Para o delegado, o que chama a atenção é que tudo começou com a prisão de um traficante e a apreensão de fuzis no bairro Cascata, zona sul de Porto Alegre, em 2019. Nonnenmacher, aliás, já esteve à frente, em 2020, de uma ação que apurou o fato de uma destas facções ter uma fazenda no Mato Grosso do Sul com quase três vezes o tamanho de Porto Alegre. No ano passado, o delegado coordenou outra ação envolvendo o mesmo grupo paulista atuando aqui no Estado por meio de investimentos na bolsa, em criptomoedas, além de carros e imóveis de luxo.
— Fizemos quebra de sigilo telefônico, já que ele teve celular apreendido, e aprofundamos o trabalho ao descobrir diversos contatos dele com operadores financeiros gaúchos e de São Paulo. Ele havia feito três depósitos para três paulistas em Franco da Rocha, donos de empresas — diz Nonnenmacher.
Com a quebra do sigilo fiscal e também de ações na bolsa de valores, a polícia pôde iniciar a apuração sobre mais um esquema de lavagem de dinheiro e que, nesta quarta-feira, deu origem à “Operação Pegasus” em 10 Estados. A investigação apontou a existência de células interligadas nestas regiões — há outras ainda sob investigação — e todas ligadas a um grupo de operadores financeiros, tanto pessoas físicas quanto jurídicas, em São Paulo. Entre 2019 e 2020, o Denarc chegou ao valor de R$ 347,8 milhões movimentados pelas duas facções gaúchas e por outra paulista.
Lavagem de dinheiro e apreensões
Em suma, após o dinheiro da venda de drogas ir do Rio Grande do Sul para São Paulo, ele era repassado para contas bancárias e para empresas de outros oito Estados. Depois disso, voltava para São Paulo, já sem as comissões dos envolvidos, mas com alguns rendimentos, e era novamente investido na bolsa, em criptomoedas e também algumas porcentagens retornavam para operadores gaúchos.

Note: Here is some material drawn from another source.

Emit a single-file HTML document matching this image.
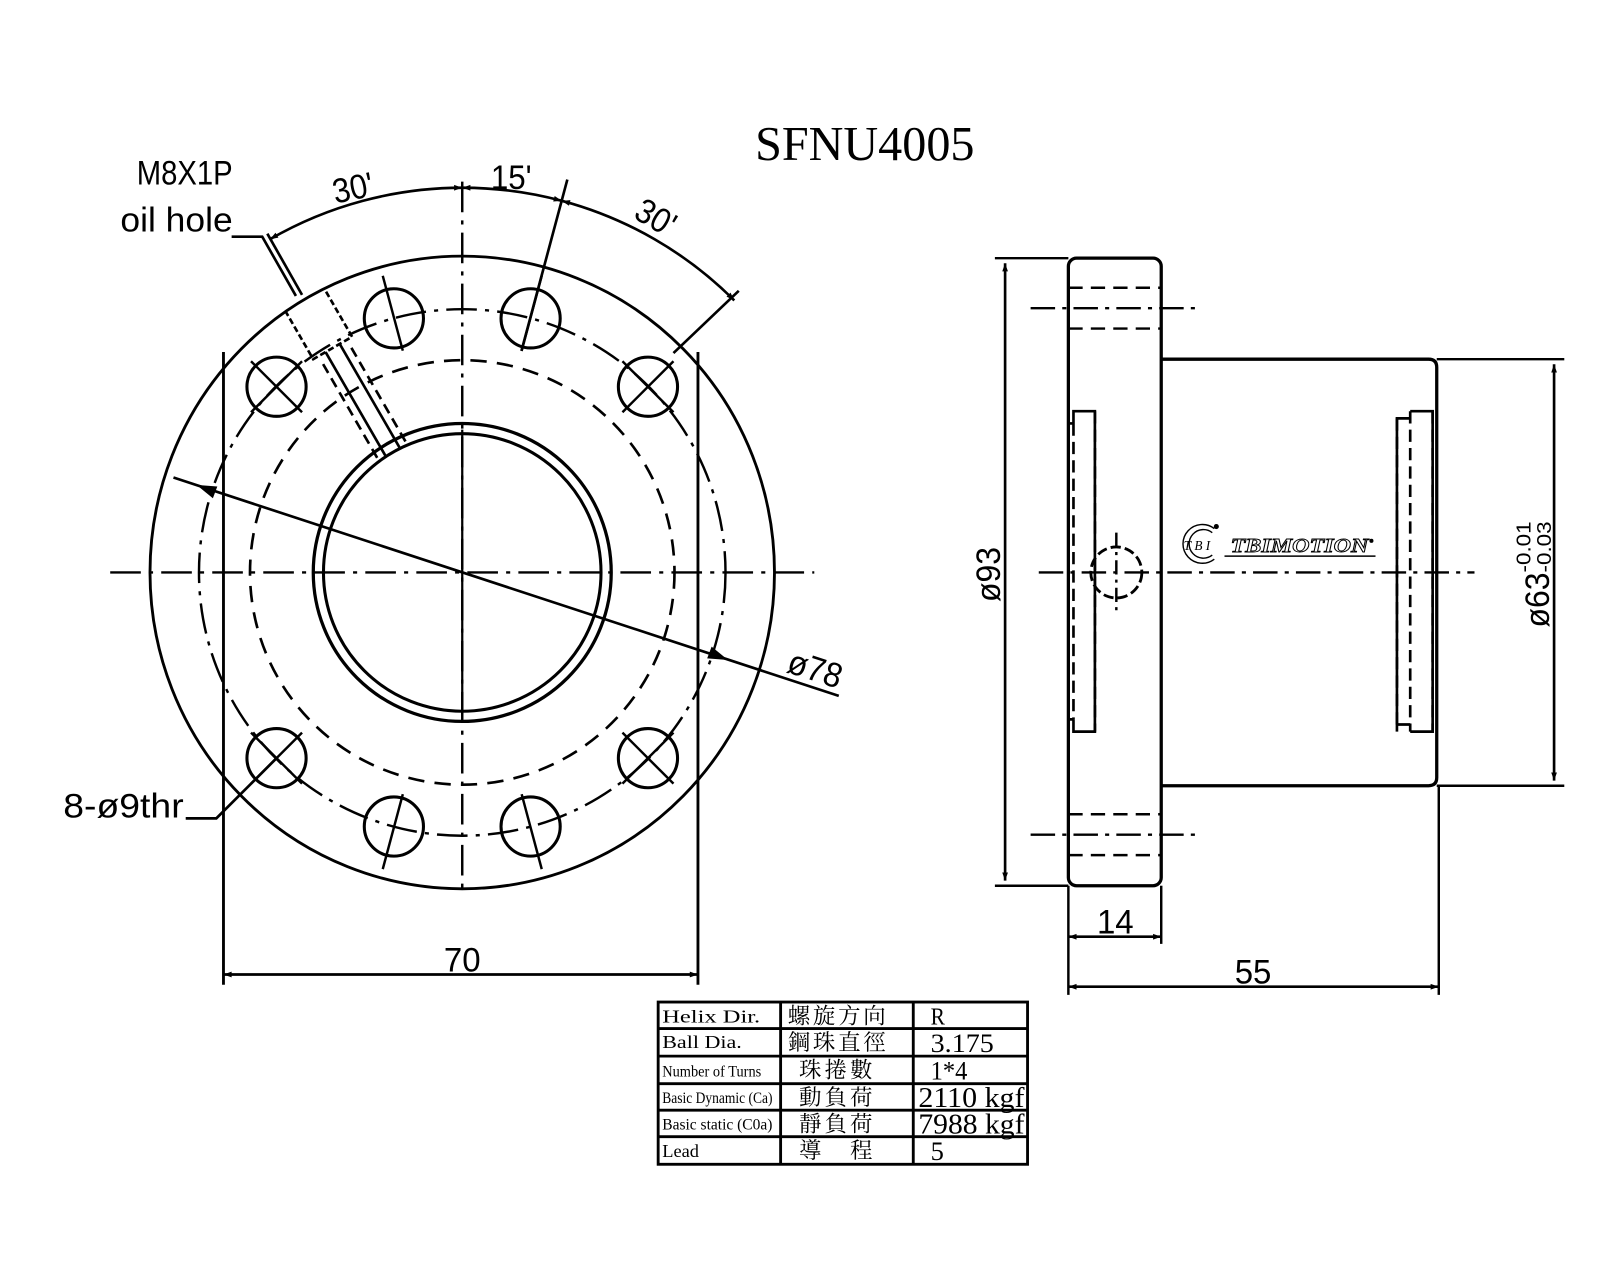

No Estado, ainda era enviado para doleiros ou depositado novamente na conta de laranjas e até mesmo usado para aquisição de bens, bem como para investir no tráfico.
Durante a investigação, um grande operador logístico e financeiro gaúcho foi preso, em 2019, com 1,5 tonelada de maconha e R$ 500 mil em espécie pela 4ª Delegacia do Denarc, sendo alvo de nova prisão preventiva nesta quarta quarta-feira, bem como apreendidos na zona leste da Capital, em outra ação, fuzis, munições e cocaína pela 2ª Delegacia do Departamento.
— Suspeita-se que somente este alvo teria movimentado cerca de 8 toneladas de drogas para o Estado, através de uma transportadora de Ponta Porã, também alvo no dia de hoje (quarta-feira) com bloqueio de bens da pessoa jurídica e prisão de seu sócio — explica Nonnenmacher.
Outro alvo nesta quarta-feira, um gerente financeiro preso em São Paulo, movimentou R$ 55 milhões em seis meses em suas contas como pessoa física e jurídica, além de manusear as contas de empresas em Ponta Porã. A polícia ainda apurou que, boa parte de todos os 58 investigados é de regiões de fronteira ou onde há portos e aeroportos.
— Esse trabalho é de extrema relevância para o Estado porque a polícia identificou a rota do dinheiro que vem transformando a configuração do narcotráfico no Rio Grande do Sul. Não é um esquema novo, mas com diferenciais e com aumento do volume de dinheiro em milhares de transações financeiras — diz o diretor do Denarc, delegado Carlos Wendt, que está em Brasília comandando a operação no Ministério da Justiça.